**PROBLEM REQUIREMENTS**
Copy all lines holding the word "chart" from the entries.

= = = =

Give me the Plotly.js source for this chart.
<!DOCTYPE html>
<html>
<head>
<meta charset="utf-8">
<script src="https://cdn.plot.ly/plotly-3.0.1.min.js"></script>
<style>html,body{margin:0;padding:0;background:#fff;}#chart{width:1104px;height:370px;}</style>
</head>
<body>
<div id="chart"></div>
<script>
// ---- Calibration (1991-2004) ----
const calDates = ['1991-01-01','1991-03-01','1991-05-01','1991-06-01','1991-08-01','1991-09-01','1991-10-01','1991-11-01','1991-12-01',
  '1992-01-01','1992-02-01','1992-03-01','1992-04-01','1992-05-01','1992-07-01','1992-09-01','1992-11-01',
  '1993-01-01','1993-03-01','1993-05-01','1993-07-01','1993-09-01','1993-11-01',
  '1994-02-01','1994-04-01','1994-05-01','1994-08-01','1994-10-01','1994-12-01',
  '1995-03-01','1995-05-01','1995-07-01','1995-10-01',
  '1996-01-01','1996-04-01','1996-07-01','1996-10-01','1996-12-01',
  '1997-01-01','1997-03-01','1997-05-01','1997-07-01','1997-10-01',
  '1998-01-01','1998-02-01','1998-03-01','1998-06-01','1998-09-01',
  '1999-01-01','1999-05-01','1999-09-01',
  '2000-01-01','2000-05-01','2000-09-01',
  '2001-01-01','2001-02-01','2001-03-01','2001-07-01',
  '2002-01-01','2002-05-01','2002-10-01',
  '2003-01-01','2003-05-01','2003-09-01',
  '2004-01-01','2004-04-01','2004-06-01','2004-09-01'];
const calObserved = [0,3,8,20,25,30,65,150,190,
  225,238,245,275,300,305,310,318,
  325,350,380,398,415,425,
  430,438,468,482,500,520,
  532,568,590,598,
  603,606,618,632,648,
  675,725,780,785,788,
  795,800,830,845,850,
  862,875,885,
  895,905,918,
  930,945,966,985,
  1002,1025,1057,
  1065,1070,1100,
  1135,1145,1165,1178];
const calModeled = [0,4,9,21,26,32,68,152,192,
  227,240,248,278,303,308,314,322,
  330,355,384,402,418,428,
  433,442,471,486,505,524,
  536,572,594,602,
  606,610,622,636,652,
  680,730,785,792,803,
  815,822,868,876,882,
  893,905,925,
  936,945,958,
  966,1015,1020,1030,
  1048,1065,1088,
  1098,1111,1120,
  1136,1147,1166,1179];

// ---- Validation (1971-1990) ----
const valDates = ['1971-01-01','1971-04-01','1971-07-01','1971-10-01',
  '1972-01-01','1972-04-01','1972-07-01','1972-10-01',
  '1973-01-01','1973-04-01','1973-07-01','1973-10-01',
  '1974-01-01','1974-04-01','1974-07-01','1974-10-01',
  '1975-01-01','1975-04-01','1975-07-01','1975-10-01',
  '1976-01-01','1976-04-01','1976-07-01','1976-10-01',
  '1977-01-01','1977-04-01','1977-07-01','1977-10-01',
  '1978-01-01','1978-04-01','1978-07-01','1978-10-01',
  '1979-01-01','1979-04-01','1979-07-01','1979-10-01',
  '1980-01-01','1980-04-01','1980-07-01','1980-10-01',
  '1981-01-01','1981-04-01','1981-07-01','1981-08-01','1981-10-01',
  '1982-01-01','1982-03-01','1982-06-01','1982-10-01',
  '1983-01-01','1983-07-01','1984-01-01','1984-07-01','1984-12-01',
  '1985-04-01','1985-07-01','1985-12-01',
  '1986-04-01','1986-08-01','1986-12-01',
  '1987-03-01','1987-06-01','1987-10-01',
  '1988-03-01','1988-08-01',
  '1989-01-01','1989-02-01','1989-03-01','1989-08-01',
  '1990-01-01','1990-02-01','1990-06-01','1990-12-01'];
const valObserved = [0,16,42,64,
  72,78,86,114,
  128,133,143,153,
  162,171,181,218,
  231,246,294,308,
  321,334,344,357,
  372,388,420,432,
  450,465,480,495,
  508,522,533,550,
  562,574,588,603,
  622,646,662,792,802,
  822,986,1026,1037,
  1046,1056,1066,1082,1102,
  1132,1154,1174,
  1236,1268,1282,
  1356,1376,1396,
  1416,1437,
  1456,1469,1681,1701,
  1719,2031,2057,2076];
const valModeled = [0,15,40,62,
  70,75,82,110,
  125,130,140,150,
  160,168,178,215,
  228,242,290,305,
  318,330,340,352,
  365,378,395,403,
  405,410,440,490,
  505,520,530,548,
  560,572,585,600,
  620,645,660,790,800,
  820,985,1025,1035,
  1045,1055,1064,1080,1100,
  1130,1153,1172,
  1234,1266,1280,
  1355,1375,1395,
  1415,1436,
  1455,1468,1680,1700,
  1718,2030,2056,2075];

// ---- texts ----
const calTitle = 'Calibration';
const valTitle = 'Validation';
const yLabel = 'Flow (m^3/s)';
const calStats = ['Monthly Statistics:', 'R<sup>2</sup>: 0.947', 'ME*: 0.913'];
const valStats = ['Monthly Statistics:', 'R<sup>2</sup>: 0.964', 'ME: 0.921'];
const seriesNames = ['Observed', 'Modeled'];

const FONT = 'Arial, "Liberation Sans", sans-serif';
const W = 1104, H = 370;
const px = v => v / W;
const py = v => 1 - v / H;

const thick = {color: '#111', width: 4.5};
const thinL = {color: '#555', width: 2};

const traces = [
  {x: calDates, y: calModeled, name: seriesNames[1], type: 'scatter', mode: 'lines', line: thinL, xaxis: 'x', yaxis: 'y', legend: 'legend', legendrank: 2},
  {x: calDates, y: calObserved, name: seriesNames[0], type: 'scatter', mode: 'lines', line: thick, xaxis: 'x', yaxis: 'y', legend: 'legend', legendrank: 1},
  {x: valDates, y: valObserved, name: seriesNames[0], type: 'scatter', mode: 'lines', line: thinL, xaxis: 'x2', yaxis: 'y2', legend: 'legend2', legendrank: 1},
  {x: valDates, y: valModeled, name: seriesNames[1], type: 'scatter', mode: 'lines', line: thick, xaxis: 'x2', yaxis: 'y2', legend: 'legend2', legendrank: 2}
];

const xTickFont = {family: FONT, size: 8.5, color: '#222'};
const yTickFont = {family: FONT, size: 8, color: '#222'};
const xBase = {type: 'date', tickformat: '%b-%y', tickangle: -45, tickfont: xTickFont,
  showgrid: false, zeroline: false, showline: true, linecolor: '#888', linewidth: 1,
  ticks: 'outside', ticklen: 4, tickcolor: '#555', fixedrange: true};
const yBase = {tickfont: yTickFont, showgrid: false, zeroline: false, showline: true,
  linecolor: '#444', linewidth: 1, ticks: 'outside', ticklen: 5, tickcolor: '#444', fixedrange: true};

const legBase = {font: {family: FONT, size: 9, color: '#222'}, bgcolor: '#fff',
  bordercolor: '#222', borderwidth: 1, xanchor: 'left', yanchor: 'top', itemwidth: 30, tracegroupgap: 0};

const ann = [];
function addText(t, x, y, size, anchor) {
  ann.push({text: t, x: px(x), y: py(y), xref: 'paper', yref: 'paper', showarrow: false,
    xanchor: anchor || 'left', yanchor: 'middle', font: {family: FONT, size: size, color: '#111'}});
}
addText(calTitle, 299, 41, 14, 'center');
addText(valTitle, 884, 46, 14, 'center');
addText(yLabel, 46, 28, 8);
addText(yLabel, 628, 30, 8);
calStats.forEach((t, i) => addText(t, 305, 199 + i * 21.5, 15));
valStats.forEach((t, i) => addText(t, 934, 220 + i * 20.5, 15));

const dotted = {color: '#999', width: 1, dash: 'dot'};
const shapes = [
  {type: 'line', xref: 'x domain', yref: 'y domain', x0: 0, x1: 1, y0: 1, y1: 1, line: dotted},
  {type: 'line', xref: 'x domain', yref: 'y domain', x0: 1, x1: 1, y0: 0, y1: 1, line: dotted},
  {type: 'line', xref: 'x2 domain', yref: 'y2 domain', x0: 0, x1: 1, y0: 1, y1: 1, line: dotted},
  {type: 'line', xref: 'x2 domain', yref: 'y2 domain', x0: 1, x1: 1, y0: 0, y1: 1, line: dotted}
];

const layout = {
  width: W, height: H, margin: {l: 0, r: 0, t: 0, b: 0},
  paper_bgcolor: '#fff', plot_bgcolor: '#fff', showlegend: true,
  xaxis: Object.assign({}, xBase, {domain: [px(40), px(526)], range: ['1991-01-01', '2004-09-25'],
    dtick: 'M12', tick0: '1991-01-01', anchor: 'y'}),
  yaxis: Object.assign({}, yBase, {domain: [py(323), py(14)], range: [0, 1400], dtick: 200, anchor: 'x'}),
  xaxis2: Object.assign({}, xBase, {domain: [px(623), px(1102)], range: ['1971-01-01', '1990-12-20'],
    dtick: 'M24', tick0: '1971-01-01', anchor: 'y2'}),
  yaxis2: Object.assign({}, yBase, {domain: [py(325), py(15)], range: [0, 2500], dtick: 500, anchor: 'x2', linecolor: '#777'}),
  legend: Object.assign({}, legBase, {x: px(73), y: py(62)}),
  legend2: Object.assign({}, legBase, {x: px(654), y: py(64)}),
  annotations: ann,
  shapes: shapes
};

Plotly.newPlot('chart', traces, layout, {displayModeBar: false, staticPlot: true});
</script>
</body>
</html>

= = = =

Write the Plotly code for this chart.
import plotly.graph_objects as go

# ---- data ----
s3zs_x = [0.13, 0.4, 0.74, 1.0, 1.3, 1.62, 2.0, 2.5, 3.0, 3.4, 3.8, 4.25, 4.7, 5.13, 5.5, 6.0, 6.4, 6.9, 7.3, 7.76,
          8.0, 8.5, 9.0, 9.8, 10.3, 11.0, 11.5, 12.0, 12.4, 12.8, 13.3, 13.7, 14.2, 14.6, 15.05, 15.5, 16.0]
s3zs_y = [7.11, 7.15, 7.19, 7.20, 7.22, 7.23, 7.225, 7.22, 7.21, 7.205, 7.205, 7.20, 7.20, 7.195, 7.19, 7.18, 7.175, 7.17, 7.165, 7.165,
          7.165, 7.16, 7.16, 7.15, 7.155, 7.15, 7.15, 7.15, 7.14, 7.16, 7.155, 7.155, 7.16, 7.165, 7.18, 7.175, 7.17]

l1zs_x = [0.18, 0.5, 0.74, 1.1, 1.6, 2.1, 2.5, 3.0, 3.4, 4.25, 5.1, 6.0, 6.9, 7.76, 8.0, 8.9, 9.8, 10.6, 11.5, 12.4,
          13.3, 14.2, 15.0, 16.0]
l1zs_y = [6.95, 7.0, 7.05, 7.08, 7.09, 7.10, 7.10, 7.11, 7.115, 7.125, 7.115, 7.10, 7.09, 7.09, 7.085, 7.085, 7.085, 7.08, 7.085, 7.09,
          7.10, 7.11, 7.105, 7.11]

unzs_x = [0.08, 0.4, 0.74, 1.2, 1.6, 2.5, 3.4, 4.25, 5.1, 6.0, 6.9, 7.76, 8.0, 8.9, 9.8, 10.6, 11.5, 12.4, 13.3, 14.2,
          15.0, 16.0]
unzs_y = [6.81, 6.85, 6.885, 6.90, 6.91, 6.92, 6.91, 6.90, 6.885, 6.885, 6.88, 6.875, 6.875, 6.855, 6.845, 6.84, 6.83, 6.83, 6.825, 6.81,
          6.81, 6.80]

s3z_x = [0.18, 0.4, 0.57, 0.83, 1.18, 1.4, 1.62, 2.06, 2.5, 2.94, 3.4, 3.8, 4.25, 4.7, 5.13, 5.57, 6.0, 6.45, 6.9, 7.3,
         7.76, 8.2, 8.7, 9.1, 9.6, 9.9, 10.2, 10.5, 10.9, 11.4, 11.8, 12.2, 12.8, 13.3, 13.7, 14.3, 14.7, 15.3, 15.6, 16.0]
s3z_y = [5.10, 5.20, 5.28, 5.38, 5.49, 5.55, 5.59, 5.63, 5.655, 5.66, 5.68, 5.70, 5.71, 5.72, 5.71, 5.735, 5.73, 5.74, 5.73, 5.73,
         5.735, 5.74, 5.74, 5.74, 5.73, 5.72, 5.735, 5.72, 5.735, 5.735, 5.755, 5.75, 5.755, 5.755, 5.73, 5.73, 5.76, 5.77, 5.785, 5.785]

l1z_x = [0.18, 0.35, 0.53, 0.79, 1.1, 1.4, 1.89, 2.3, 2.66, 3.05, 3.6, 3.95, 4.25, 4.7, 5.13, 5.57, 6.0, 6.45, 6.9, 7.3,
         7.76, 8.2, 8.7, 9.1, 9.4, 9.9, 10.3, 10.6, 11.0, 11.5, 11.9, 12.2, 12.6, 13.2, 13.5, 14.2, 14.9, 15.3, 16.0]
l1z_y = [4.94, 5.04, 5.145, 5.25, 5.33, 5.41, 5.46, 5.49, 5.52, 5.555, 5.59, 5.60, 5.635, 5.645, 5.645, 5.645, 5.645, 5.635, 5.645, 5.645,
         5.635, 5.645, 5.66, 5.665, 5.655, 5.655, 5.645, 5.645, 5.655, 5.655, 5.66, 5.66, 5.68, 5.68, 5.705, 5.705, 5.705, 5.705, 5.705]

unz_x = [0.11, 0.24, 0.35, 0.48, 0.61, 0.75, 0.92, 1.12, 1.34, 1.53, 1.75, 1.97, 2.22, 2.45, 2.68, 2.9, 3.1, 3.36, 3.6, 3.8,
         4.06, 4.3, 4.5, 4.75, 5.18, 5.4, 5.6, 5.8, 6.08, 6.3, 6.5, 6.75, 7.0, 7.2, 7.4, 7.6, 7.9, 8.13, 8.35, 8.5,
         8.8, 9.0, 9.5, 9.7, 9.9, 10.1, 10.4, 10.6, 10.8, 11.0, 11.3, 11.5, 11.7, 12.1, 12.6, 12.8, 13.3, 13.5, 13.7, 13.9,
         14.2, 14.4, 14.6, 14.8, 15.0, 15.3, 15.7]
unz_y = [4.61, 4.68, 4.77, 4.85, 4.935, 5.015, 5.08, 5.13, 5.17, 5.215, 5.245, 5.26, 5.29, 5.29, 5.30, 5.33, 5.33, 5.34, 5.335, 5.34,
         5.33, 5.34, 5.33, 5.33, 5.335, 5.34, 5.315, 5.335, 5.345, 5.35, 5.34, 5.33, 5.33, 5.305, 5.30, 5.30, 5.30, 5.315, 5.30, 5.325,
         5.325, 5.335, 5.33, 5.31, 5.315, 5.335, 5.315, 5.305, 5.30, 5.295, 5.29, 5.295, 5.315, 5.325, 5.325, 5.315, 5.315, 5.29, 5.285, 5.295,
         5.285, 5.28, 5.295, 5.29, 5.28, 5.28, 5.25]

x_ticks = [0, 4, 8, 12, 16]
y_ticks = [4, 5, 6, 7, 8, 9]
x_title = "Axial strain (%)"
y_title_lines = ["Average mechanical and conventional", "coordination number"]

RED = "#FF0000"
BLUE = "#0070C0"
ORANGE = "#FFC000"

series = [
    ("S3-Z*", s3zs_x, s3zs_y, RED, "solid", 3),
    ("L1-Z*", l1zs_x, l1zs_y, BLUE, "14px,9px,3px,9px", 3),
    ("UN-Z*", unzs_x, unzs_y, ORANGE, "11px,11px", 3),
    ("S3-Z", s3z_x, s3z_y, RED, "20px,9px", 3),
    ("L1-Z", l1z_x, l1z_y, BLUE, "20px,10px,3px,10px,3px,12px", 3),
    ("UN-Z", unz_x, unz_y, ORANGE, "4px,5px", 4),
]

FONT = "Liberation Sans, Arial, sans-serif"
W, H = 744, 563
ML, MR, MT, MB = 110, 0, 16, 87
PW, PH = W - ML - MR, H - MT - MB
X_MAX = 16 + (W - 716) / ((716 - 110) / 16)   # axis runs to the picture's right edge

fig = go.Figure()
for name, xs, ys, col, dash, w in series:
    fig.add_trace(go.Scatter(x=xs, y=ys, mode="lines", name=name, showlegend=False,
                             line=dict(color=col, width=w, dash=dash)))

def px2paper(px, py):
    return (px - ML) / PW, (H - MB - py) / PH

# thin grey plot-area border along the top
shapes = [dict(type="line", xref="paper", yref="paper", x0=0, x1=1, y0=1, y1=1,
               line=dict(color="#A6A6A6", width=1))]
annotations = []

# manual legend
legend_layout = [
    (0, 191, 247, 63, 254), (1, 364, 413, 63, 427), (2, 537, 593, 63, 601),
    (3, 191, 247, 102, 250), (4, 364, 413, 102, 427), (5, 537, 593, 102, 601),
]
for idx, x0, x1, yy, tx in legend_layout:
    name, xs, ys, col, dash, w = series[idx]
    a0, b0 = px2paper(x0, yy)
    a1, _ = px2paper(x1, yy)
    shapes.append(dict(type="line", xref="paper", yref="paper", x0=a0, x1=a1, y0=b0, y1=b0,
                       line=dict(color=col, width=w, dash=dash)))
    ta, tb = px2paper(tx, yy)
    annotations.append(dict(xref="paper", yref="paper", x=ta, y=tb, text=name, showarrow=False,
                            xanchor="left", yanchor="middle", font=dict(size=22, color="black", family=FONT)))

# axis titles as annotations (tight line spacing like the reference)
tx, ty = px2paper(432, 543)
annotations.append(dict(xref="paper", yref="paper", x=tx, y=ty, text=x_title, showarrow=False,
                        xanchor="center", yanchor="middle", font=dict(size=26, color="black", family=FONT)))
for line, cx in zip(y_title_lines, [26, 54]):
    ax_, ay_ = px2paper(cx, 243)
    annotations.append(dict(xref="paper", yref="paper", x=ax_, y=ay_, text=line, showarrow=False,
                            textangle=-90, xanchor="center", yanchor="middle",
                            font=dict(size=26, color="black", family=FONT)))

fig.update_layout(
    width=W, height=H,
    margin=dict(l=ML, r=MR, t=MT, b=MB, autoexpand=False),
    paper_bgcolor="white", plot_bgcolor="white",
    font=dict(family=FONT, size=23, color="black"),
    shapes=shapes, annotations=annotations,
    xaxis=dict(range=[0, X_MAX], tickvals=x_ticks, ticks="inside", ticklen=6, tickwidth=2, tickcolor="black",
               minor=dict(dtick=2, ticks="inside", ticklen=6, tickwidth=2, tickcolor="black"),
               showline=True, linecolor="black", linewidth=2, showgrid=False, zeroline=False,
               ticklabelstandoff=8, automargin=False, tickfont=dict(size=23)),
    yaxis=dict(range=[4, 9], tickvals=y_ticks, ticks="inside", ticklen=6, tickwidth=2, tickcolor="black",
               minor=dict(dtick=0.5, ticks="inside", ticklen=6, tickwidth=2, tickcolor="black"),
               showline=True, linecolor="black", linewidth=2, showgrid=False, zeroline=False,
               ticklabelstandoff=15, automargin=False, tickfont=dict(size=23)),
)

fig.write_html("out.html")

= = = =

**RESULT**
Give me the Plotly.js source for this chart.
<style>html,body{margin:0;padding:0;background:#fff;}#chart{width:1104px;height:370px;}</style>
<div id="chart"></div>
Plotly.newPlot('chart', traces, layout, {displayModeBar: false, staticPlot: true});
Write the Plotly code for this chart.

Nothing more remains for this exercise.